Sabah Farhut, a father of 10 between the ages of 3 and 21, owned an old municipal bus that plied Baghdad's roads. Parked in Dora, a Sunni neighborhood that saw fierce fighting as the US entered Baghdad, the bus was destroyed. Soon after the rent on the family home in the city's Bayaa neighborhood tripled, the Farhuts became squatters.

Yet compared with many in this city, they're well off. Since April of 2003 they have been living on the banks of the Tigris in a former social club owned by Saddam Hussein's son Uday. Their home, once an open stand used to sell grilled meat, has a concrete floor and walls on the three sides.

Zainuba Farhut, the family matriarch, says they haven't been able to buy kerosene for their heater for weeks. They have a small electric heater but with electricity on for only two hours then off for four, it doesn't do much good. "We just all sleep in this room together and heap on as many blankets as we can,'' she says.

Now her husband works as a day laborer when he can. This week, he got a job delivering a car to Iraq's southernmost city of Basra, a trip that takes him over the dangerous roads just south of the capitol, where dozens have been killed and kidnapped in recent weeks.

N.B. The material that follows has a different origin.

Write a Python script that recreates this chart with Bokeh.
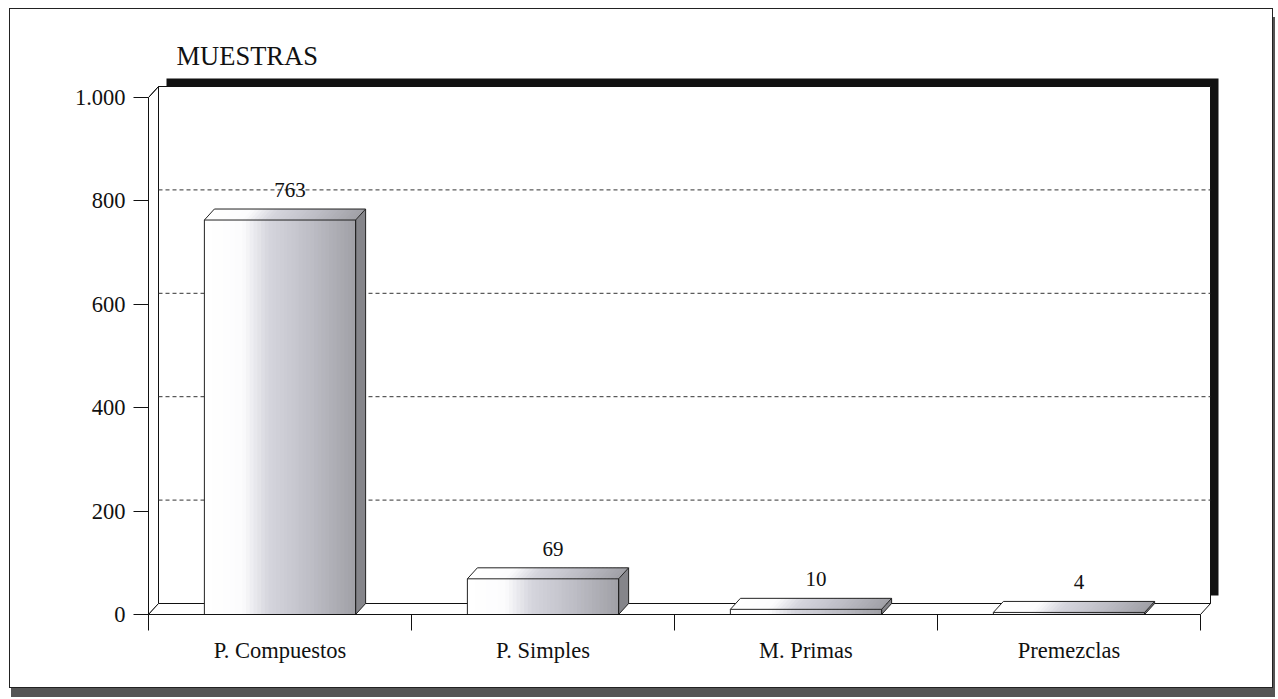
from bokeh.plotting import figure
from bokeh.models import Range1d, FixedTicker
from bokeh.core.properties import value
from bokeh.embed import file_html
from bokeh.resources import INLINE

# ---- data ----
categories = ["P. Compuestos", "P. Simples", "M. Primas", "Premezclas"]
values = [763, 69, 10, 4]
y_ticks = [0, 200, 400, 600, 800, 1000]
y_tick_labels = ["0", "200", "400", "600", "800", "1.000"]
grid_values = [200, 400, 600, 800]
title_text = "MUESTRAS"

# ---- layout ----
W, H = 1264, 680
ML, MR, MT, MB = 138, 52, 67, 75
frame_w = W - ML - MR
frame_h = H - MT - MB
n = len(categories)
x_scale = 263.0            # px per category
y_scale = 0.517            # px per unit
x_end = frame_w / x_scale
y_end = frame_h / y_scale
ymax = y_ticks[-1]

DX = 10 / x_scale          # depth offset (3D)
DY = 11 / y_scale
SX = 8 / x_scale           # shadow offset
SY = 8 / y_scale
half = 0.2875              # bar half width

FONT = value("Liberation Serif")

p = figure(width=W, height=H, output_backend="svg", toolbar_location=None,
           x_range=Range1d(0, x_end), y_range=Range1d(0, y_end),
           min_border_left=ML, min_border_right=MR, min_border_top=MT,
           min_border_bottom=MB, background_fill_color="white",
           border_fill_color="white", outline_line_color=None)
p.styles = {"border": "1px solid #222", "box-shadow": "2px 9px 0 #555",
            "margin-left": "9px", "margin-top": "8px"}

p.title.text = title_text
p.title.align = "left"
p.title.offset = 28
p.title.standoff = 12
p.title.text_font = "Liberation Serif"
p.title.text_font_size = "26.5px"
p.title.text_font_style = "normal"
p.title.text_color = "#111"

p.xgrid.visible = False
p.ygrid.visible = False

# shadow behind the back wall
p.quad(left=DX + SX, right=n + DX + SX, bottom=DY + SY, top=ymax + DY + SY,
       fill_color="#111", line_color=None)
# back wall
p.quad(left=DX, right=n + DX, bottom=DY, top=ymax + DY,
       fill_color="white", line_color="#111", line_width=1)
# left side wall
p.patch([0, DX, DX, 0], [0, DY, ymax + DY, ymax],
        fill_color="white", line_color="#111", line_width=1)
# floor
p.patch([0, n, n + DX, DX], [0, 0, DY, DY],
        fill_color="white", line_color="#111", line_width=1)
# gridlines on back wall
p.segment(x0=[DX] * len(grid_values), y0=[g + DY for g in grid_values],
          x1=[n + DX] * len(grid_values), y1=[g + DY for g in grid_values],
          line_color="#333", line_width=1, line_dash="4 3")
# left wall top diagonal
p.segment(x0=[0], y0=[ymax], x1=[DX], y1=[ymax + DY], line_color="#111")

# gradient stops for bar faces
stops = [(0.0, (255, 255, 255)), (0.25, (252, 252, 253)), (0.42, (214, 214, 222)),
         (0.7, (190, 190, 198)), (1.0, (160, 160, 166))]


def grad(t):
    for (t0, c0), (t1, c1) in zip(stops[:-1], stops[1:]):
        if t0 <= t <= t1:
            f = (t - t0) / (t1 - t0) if t1 > t0 else 0
            c = [int(round(a + (b - a) * f)) for a, b in zip(c0, c1)]
            return "#%02x%02x%02x" % tuple(c)
    return "#%02x%02x%02x" % stops[-1][1]


NS = 40
for i, v in enumerate(values):
    c = i + 0.5
    x0, x1 = c - half, c + half
    sw = (x1 - x0) / NS
    lefts = [x0 + k * sw for k in range(NS)]
    rights = [min(l + sw * 1.6, x1) for l in lefts]
    cols = [grad((k + 0.5) / NS) for k in range(NS)]
    # front face strips
    p.quad(left=lefts, right=rights, bottom=0, top=v,
           fill_color=cols, line_color=None)
    # top face strips
    xs_top = [[l, r, r + DX, l + DX] for l, r in zip(lefts, rights)]
    ys_top = [[v, v, v + DY, v + DY] for _ in lefts]
    p.patches(xs_top, ys_top, fill_color=cols, line_color=None)
    # right side face
    p.patch([x1, x1 + DX, x1 + DX, x1], [0, DY, v + DY, v],
            fill_color="#85858a", line_color="#222", line_width=1)
    # outlines
    p.quad(left=x0, right=x1, bottom=0, top=v, fill_color=None,
           line_color="#222", line_width=1)
    p.line([x0, x0 + DX, x1 + DX], [v, v + DY, v + DY], line_color="#222", line_width=1)

# value labels
p.text(x=[i + 0.5 + DX for i in range(n)], y=[v + DY for v in values],
       text=[str(v) for v in values], text_align="center", text_baseline="bottom",
       y_offset=-12, text_font=FONT, text_font_size="21px", text_color="#111")

# y axis
ya = p.yaxis[0]
ya.ticker = FixedTicker(ticks=y_ticks, minor_ticks=[])
ya.major_label_overrides = {t: l for t, l in zip(y_ticks, y_tick_labels)}
ya.bounds = (0, ymax)
ya.major_tick_out = 15
ya.major_tick_in = 0
ya.minor_tick_out = 0
ya.minor_tick_in = 0
ya.major_label_standoff = 8
ya.major_label_text_font = "Liberation Serif"
ya.major_label_text_font_size = "22.5px"
ya.major_label_text_color = "#111"
ya.axis_line_color = "#111"
ya.major_tick_line_color = "#111"

# x axis
xa = p.xaxis[0]
centers = [i + 0.5 for i in range(n)]
xa.ticker = FixedTicker(ticks=centers, minor_ticks=list(range(n + 1)))
xa.major_label_overrides = {c: cat for c, cat in zip(centers, categories)}
xa.bounds = (0, n)
xa.major_tick_out = 0
xa.major_tick_in = 0
xa.minor_tick_out = 16
xa.minor_tick_in = 0
xa.minor_tick_line_color = "#111"
xa.major_label_standoff = 7
xa.major_label_text_font = "Liberation Serif"
xa.major_label_text_font_size = "22.5px"
xa.major_label_text_color = "#111"
xa.axis_line_color = "#111"

open("out.html", "w").write(file_html(p, INLINE))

"We're living on about 5,000 [$2.80] dinars a day right now,'' she says. "We don't eat meat or fish anymore, but it's good for him to have work. He hasn't found a construction job for weeks - we heard that material prices have risen because the roads are so bad."

Despite the tough times, there's little bitterness in her voice as she tells her story, offering glasses of orange drink to her guests and praising the American invasion of Iraq. "To this day we are grateful for the American soldiers; they rid of us Saddam. It's just that now we have to face terrorists and bombs."

She and her husband are planning on voting in the Jan. 30 election, but it comes as news to her that the interim parliament's primary job will be to write a new constitution for Iraq. "I think their priority should be security. This is what the people want."